CISC 260/3.0 Programming Paradigms

Original Authors: Margaret Lamb and Bob Tennent
Last Revised: August 30, 2006

Calendar Description

Review of imperative programming features. Introduction to other widely used programming paradigms. Functional programming languages, such as LISP and Haskell. Higher order functions, lazy evaluation, abstract and recursive types, structural induction, symbolic expressions. Logic programming languages, such as PROLOG. Operational interpretation of predicates and terms, proof search, unification, backtracking. Typical applications.

Prerequisite: CISC 124/3.0

Prerequisite or corequisite: CISC 204/3.0

  • Most students will need to use functional and/or logical languages in later courses and/or professional work.
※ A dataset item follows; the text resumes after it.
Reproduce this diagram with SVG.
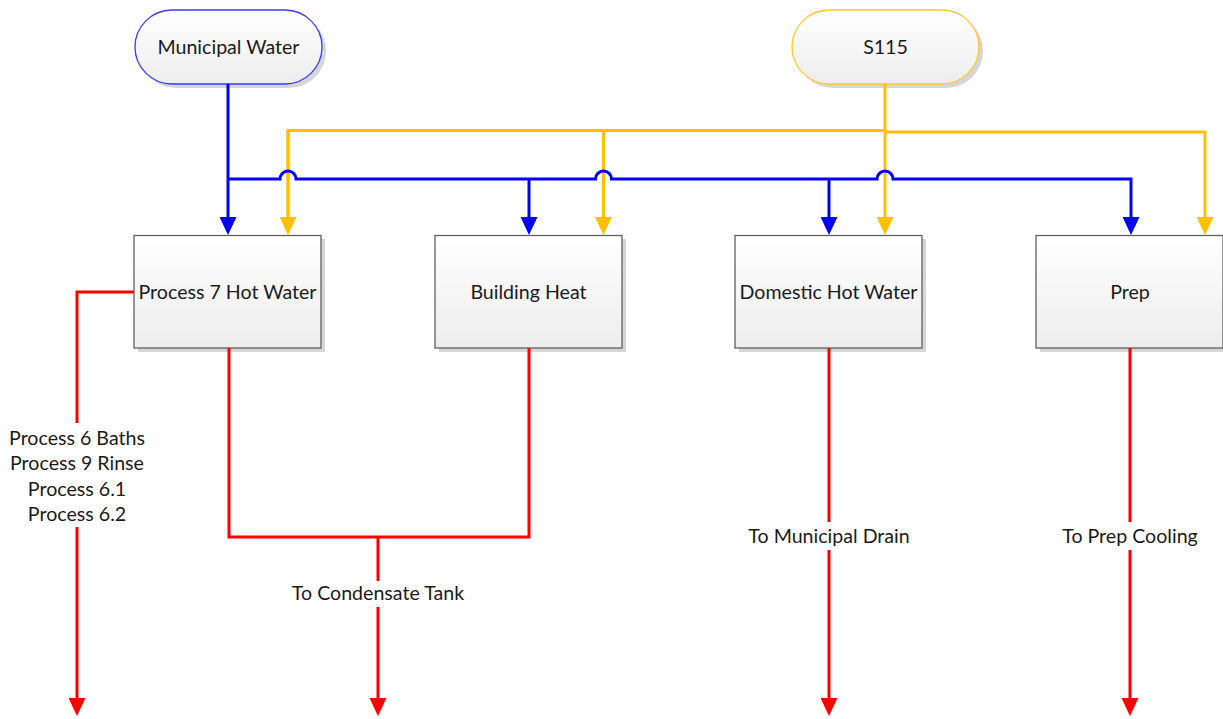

  • Exposure to different ways of thinking about programming can improve programming skills, even when using traditional imperative languages.

  • Functional and logic-based languages allow very elegant and well-structured solutions to many problems.

  • It is essential that students learn how to learn new programming languages.

It is not an aim of this course to "convert" students to exclusive use of any non-standard paradigm. It seeks to give students a basic level of competence in a functional language (such as Haskell or LISP) and a logic-based language (such as PROLOG). While learning these languages, we compare and contrast them with each other and with procedural and object-oriented languages such as Java or C. Other non-standard paradigms (programming reactive systems, discrete-event simulation, tree transformations, etc.) may be briefly discussed if time permits.

The courses to which this course is a prerequisite are

  • CISC-352/3.0 (Artificial Intelligence)
  • CISC-453/3.0 (Topics in Artificial Intelligence)
  • CISC-465/3.0 (Foundations of Programming Languages)
  • COGS-300/3.0 (Programming Cognitive Models)

This course is required in BMCO, COGS, CSCI, SODE, COMP-M-BCH, and COMP-G-BCP.


General Topics

  • recursion

  • lists and trees

  • type checking: polymorphic static types vs. dynamic type checking

  • use of accumulators for efficiency
Functional Languages
  • the basic idea of a functional language: programming with mathematical-style functions, without assignable variables and jumps

  • using structural induction to prove properties of functional programs

  • higher-order functions, including maps, filters, folds, and lambda expressions

  • lazy evaluation
Logic-based Languages
  • the basic idea of operational interpretation of a logical language: facts, rules and queries

  • the declarative meaning of a logical program: how goals may be inferred from facts and rules

  • the procedural meaning of a logical program: how the programming language searches for and applies facts and rules, including pattern matching rules and backtracking

  • making intelligent use of recursive rules while avoiding infinite recursion

  • negation as failure

  • use of "(green) cuts" for optimization
Possible Texts
  • S. Thompson: Haskell, The Craft of Functional Programming, Addison-Wesley 1999.

  • I. Bratko: PROLOG Programming for Artificial Intelligence, Pearson Education, 3rd edition, 2001.

  • R. Sethi: Programming Languages, Concepts and Constructs, Addison-Wesley, 2nd edition, 1996.

  • H. Bal and D. Grune: Programming Language Essentials, Addison Wesley, 1994.

  • D. Watt: Programming Language Concepts and Paradigms, Prentice-Hall International, 1990.

  • A. Davie: An Introduction to Functional Programming Systems Using Haskell, Cambridge University Press, 1992.

  • R. Bird: Introduction to Functional Programming Using Haskell, Prentice Hall, 2nd edition, 1998.

  • W. Clocksin and C. Mellish: Programming in Prolog, Using the ISO Standard, Springer, 5th edition, 2003.

  • L. Sterling and E. Shapiro: The Art of Prolog, Advanced Programming Techniques, The MIT Press, 2nd edition, 1994.